*WHAT IS BEING ASKED*.
Write out the entire listing below exactly as it appears, minus any pictures.

*COLLECTED DATA*.

— Start —

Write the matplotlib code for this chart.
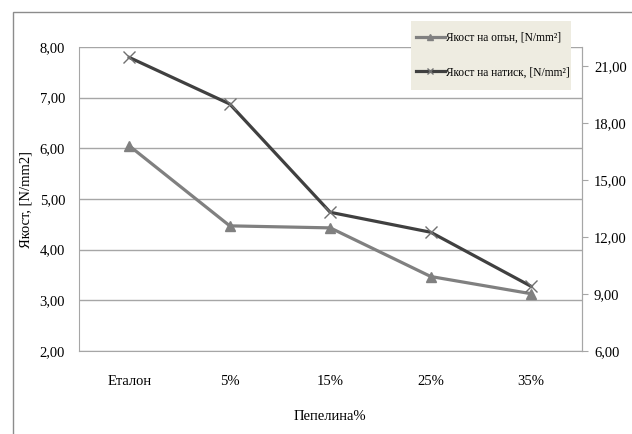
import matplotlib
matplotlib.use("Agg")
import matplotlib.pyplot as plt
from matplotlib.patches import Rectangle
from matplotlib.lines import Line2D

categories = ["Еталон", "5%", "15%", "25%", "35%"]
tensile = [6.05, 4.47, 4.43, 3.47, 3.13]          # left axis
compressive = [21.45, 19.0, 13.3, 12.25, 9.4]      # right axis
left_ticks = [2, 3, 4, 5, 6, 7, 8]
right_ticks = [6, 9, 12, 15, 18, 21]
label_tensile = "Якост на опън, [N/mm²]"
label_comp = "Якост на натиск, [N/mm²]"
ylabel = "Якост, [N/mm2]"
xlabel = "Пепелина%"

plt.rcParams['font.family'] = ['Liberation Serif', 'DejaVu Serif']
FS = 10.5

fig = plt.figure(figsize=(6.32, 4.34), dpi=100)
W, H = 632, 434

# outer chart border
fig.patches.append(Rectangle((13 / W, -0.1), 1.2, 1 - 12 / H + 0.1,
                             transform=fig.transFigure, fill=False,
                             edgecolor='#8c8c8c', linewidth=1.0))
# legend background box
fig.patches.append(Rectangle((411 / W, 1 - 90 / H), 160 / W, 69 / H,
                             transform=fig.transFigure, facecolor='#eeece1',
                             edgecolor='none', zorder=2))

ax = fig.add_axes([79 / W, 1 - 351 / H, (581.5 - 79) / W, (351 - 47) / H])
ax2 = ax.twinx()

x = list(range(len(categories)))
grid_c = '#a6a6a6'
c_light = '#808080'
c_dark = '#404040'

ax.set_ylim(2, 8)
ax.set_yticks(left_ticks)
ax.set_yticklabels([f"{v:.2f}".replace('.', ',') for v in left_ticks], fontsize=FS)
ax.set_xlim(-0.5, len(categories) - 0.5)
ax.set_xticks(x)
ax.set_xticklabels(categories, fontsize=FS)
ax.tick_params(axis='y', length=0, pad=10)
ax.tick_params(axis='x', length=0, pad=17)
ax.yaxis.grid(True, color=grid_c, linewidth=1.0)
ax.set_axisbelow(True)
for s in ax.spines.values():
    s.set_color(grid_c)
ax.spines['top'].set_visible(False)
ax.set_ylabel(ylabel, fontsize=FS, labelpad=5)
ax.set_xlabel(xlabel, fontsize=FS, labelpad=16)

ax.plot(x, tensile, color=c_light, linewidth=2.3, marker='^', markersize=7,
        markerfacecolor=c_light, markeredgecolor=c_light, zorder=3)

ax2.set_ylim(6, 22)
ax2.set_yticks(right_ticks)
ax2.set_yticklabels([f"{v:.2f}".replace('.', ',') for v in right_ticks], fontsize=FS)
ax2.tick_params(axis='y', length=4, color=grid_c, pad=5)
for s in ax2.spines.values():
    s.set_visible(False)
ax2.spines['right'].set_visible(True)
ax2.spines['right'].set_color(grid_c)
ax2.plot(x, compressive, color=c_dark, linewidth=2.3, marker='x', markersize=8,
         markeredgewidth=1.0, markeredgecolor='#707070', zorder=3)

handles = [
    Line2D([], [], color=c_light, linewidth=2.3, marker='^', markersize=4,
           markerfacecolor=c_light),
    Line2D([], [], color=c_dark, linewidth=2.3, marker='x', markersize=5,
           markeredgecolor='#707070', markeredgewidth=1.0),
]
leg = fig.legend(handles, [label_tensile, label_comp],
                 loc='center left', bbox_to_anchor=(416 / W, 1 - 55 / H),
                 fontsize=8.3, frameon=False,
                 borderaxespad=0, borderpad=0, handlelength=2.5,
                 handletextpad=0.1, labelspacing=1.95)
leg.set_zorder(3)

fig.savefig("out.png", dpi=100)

— End —

*ANSWER*.
Write the matplotlib code for this chart.
import matplotlib
matplotlib.use("Agg")
import matplotlib.pyplot as plt
from matplotlib.patches import Rectangle
from matplotlib.lines import Line2D

categories = ["Еталон", "5%", "15%", "25%", "35%"]
tensile = [6.05, 4.47, 4.43, 3.47, 3.13]          # left axis
compressive = [21.45, 19.0, 13.3, 12.25, 9.4]      # right axis
left_ticks = [2, 3, 4, 5, 6, 7, 8]
right_ticks = [6, 9, 12, 15, 18, 21]
label_tensile = "Якост на опън, [N/mm²]"
label_comp = "Якост на натиск, [N/mm²]"
ylabel = "Якост, [N/mm2]"
xlabel = "Пепелина%"

plt.rcParams['font.family'] = ['Liberation Serif', 'DejaVu Serif']
FS = 10.5

fig = plt.figure(figsize=(6.32, 4.34), dpi=100)
W, H = 632, 434

# outer chart border
fig.patches.append(Rectangle((13 / W, -0.1), 1.2, 1 - 12 / H + 0.1,
                             transform=fig.transFigure, fill=False,
                             edgecolor='#8c8c8c', linewidth=1.0))
# legend background box
fig.patches.append(Rectangle((411 / W, 1 - 90 / H), 160 / W, 69 / H,
                             transform=fig.transFigure, facecolor='#eeece1',
                             edgecolor='none', zorder=2))

ax = fig.add_axes([79 / W, 1 - 351 / H, (581.5 - 79) / W, (351 - 47) / H])
ax2 = ax.twinx()

x = list(range(len(categories)))
grid_c = '#a6a6a6'
c_light = '#808080'
c_dark = '#404040'

ax.set_ylim(2, 8)
ax.set_yticks(left_ticks)
ax.set_yticklabels([f"{v:.2f}".replace('.', ',') for v in left_ticks], fontsize=FS)
ax.set_xlim(-0.5, len(categories) - 0.5)
ax.set_xticks(x)
ax.set_xticklabels(categories, fontsize=FS)
ax.tick_params(axis='y', length=0, pad=10)
ax.tick_params(axis='x', length=0, pad=17)
ax.yaxis.grid(True, color=grid_c, linewidth=1.0)
ax.set_axisbelow(True)
for s in ax.spines.values():
    s.set_color(grid_c)
ax.spines['top'].set_visible(False)
ax.set_ylabel(ylabel, fontsize=FS, labelpad=5)
ax.set_xlabel(xlabel, fontsize=FS, labelpad=16)

ax.plot(x, tensile, color=c_light, linewidth=2.3, marker='^', markersize=7,
        markerfacecolor=c_light, markeredgecolor=c_light, zorder=3)

ax2.set_ylim(6, 22)
ax2.set_yticks(right_ticks)
ax2.set_yticklabels([f"{v:.2f}".replace('.', ',') for v in right_ticks], fontsize=FS)
ax2.tick_params(axis='y', length=4, color=grid_c, pad=5)
for s in ax2.spines.values():
    s.set_visible(False)
ax2.spines['right'].set_visible(True)
ax2.spines['right'].set_color(grid_c)
ax2.plot(x, compressive, color=c_dark, linewidth=2.3, marker='x', markersize=8,
         markeredgewidth=1.0, markeredgecolor='#707070', zorder=3)

handles = [
    Line2D([], [], color=c_light, linewidth=2.3, marker='^', markersize=4,
           markerfacecolor=c_light),
    Line2D([], [], color=c_dark, linewidth=2.3, marker='x', markersize=5,
           markeredgecolor='#707070', markeredgewidth=1.0),
]
leg = fig.legend(handles, [label_tensile, label_comp],
                 loc='center left', bbox_to_anchor=(416 / W, 1 - 55 / H),
                 fontsize=8.3, frameon=False,
                 borderaxespad=0, borderpad=0, handlelength=2.5,
                 handletextpad=0.1, labelspacing=1.95)
leg.set_zorder(3)

fig.savefig("out.png", dpi=100)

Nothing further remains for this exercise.